** start of Data lines **

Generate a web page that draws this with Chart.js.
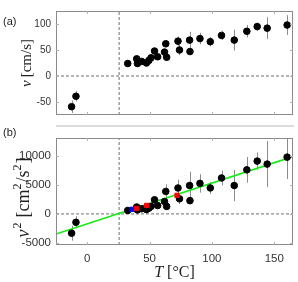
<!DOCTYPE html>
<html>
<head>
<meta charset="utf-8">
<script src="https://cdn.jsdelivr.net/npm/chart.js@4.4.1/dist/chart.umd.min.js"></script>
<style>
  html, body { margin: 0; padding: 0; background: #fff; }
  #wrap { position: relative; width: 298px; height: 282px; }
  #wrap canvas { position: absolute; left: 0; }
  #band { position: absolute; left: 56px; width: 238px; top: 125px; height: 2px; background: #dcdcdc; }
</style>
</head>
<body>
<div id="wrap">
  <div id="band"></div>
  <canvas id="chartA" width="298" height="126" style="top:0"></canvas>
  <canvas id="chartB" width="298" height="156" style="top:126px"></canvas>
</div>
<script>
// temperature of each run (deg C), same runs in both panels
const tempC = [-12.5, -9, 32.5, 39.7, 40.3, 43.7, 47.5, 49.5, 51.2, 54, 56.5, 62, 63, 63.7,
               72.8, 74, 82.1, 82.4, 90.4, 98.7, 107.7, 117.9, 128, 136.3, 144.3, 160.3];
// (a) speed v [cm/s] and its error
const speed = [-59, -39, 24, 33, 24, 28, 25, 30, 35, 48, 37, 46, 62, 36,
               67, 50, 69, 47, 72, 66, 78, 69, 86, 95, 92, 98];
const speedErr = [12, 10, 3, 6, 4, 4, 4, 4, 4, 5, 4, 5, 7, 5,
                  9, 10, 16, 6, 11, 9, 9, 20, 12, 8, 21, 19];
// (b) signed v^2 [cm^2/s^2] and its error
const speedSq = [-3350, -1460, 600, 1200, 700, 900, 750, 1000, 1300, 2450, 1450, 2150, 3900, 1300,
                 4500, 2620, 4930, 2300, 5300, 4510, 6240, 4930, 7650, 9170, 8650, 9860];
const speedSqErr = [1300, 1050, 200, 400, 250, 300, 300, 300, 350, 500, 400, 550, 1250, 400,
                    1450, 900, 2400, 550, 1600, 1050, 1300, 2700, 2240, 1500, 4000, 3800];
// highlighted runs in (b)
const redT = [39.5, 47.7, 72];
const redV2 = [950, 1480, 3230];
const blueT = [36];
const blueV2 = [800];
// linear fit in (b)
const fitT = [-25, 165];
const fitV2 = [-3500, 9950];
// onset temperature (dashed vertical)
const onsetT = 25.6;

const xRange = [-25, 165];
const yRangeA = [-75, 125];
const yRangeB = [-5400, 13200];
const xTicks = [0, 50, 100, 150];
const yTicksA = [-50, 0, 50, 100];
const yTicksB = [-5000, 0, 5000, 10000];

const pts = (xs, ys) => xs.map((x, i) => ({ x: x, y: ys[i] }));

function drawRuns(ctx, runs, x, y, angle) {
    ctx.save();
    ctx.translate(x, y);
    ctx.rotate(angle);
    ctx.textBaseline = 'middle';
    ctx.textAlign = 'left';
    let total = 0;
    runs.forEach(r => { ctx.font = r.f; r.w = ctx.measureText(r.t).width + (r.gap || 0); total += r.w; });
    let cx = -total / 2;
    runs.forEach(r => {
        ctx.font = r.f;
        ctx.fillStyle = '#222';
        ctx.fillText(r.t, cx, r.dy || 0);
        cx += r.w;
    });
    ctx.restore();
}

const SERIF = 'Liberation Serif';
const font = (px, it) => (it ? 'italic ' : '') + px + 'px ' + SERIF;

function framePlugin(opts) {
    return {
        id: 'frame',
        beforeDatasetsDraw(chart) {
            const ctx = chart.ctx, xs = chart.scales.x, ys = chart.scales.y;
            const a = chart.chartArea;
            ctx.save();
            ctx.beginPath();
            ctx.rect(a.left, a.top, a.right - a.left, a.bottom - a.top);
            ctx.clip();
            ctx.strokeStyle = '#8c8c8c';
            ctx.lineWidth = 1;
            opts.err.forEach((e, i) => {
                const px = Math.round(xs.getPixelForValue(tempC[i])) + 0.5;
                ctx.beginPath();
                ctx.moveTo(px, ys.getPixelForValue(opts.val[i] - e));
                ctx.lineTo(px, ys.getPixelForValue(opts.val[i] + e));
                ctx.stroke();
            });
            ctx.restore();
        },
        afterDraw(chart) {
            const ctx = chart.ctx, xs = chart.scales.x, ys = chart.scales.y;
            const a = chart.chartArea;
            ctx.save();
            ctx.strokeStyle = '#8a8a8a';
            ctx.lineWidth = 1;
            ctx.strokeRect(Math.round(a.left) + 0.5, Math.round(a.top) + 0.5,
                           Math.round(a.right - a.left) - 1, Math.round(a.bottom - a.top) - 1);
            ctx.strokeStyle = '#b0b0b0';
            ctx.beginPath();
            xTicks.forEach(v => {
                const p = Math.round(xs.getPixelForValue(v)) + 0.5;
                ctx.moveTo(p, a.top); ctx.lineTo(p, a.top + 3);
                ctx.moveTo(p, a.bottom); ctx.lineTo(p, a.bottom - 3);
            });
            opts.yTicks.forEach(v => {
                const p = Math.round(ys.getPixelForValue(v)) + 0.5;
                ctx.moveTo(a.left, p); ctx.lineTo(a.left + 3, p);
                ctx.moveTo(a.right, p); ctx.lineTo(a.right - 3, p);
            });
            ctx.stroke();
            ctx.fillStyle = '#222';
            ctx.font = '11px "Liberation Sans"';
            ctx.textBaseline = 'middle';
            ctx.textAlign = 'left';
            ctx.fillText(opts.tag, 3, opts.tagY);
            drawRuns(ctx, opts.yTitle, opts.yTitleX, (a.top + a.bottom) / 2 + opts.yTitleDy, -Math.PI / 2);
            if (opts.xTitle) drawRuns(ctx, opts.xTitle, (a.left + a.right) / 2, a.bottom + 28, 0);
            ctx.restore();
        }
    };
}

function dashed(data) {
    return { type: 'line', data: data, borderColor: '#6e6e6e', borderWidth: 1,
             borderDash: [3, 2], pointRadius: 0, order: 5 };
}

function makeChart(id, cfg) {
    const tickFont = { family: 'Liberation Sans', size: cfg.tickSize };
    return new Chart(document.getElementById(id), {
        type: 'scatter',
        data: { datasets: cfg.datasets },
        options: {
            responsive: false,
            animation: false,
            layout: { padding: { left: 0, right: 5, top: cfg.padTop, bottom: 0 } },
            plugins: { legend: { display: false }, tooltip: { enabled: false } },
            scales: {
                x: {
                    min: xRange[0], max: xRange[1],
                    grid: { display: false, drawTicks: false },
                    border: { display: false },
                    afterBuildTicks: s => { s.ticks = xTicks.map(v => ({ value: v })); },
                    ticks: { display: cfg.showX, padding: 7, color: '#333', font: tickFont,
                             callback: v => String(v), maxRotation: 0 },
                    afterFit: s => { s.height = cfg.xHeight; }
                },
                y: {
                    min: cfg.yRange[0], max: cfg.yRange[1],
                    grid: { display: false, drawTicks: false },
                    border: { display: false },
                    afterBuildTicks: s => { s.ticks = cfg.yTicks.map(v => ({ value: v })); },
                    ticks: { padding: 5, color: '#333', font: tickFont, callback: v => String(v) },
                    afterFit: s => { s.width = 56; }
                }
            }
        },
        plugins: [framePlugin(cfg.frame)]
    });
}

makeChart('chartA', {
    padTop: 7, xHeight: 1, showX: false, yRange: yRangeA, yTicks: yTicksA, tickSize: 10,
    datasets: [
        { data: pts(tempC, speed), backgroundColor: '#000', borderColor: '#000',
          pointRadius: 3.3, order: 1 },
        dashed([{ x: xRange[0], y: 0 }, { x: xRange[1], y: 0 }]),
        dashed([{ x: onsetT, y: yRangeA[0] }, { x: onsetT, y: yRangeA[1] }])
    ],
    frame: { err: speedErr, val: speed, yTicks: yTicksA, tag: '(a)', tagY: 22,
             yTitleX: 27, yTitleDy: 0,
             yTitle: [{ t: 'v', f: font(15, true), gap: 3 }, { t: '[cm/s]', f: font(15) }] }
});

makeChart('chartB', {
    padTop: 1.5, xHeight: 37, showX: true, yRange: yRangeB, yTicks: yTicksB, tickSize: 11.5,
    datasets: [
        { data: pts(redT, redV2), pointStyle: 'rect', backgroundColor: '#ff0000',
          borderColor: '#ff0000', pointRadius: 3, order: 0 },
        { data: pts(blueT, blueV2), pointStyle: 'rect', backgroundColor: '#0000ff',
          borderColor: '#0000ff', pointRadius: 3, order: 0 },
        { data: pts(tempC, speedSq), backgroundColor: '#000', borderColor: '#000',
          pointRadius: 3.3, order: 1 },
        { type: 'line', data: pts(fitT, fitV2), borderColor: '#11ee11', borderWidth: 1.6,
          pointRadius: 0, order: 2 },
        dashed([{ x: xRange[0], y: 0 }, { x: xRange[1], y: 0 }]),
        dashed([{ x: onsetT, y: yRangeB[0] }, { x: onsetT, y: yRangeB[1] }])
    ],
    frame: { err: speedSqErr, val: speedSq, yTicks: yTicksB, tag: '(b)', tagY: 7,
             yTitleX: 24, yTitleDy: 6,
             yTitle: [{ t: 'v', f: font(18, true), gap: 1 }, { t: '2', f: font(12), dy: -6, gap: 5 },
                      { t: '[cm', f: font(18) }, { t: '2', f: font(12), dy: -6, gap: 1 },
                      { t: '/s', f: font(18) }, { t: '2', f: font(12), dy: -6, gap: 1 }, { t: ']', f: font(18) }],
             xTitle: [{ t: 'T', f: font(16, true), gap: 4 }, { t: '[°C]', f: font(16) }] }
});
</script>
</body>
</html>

** end of Data lines **

Without any pictures, reproduce the lines from the first one in the material through the line that has "const onsetT = 25.6;", exactly as they appear.

Generate a web page that draws this with Chart.js.
<!DOCTYPE html>
<html>
<head>
<meta charset="utf-8">
<script src="https://cdn.jsdelivr.net/npm/chart.js@4.4.1/dist/chart.umd.min.js"></script>
<style>
  html, body { margin: 0; padding: 0; background: #fff; }
  #wrap { position: relative; width: 298px; height: 282px; }
  #wrap canvas { position: absolute; left: 0; }
  #band { position: absolute; left: 56px; width: 238px; top: 125px; height: 2px; background: #dcdcdc; }
</style>
</head>
<body>
<div id="wrap">
  <div id="band"></div>
  <canvas id="chartA" width="298" height="126" style="top:0"></canvas>
  <canvas id="chartB" width="298" height="156" style="top:126px"></canvas>
</div>
<script>
// temperature of each run (deg C), same runs in both panels
const tempC = [-12.5, -9, 32.5, 39.7, 40.3, 43.7, 47.5, 49.5, 51.2, 54, 56.5, 62, 63, 63.7,
               72.8, 74, 82.1, 82.4, 90.4, 98.7, 107.7, 117.9, 128, 136.3, 144.3, 160.3];
// (a) speed v [cm/s] and its error
const speed = [-59, -39, 24, 33, 24, 28, 25, 30, 35, 48, 37, 46, 62, 36,
               67, 50, 69, 47, 72, 66, 78, 69, 86, 95, 92, 98];
const speedErr = [12, 10, 3, 6, 4, 4, 4, 4, 4, 5, 4, 5, 7, 5,
                  9, 10, 16, 6, 11, 9, 9, 20, 12, 8, 21, 19];
// (b) signed v^2 [cm^2/s^2] and its error
const speedSq = [-3350, -1460, 600, 1200, 700, 900, 750, 1000, 1300, 2450, 1450, 2150, 3900, 1300,
                 4500, 2620, 4930, 2300, 5300, 4510, 6240, 4930, 7650, 9170, 8650, 9860];
const speedSqErr = [1300, 1050, 200, 400, 250, 300, 300, 300, 350, 500, 400, 550, 1250, 400,
                    1450, 900, 2400, 550, 1600, 1050, 1300, 2700, 2240, 1500, 4000, 3800];
// highlighted runs in (b)
const redT = [39.5, 47.7, 72];
const redV2 = [950, 1480, 3230];
const blueT = [36];
const blueV2 = [800];
// linear fit in (b)
const fitT = [-25, 165];
const fitV2 = [-3500, 9950];
// onset temperature (dashed vertical)
const onsetT = 25.6;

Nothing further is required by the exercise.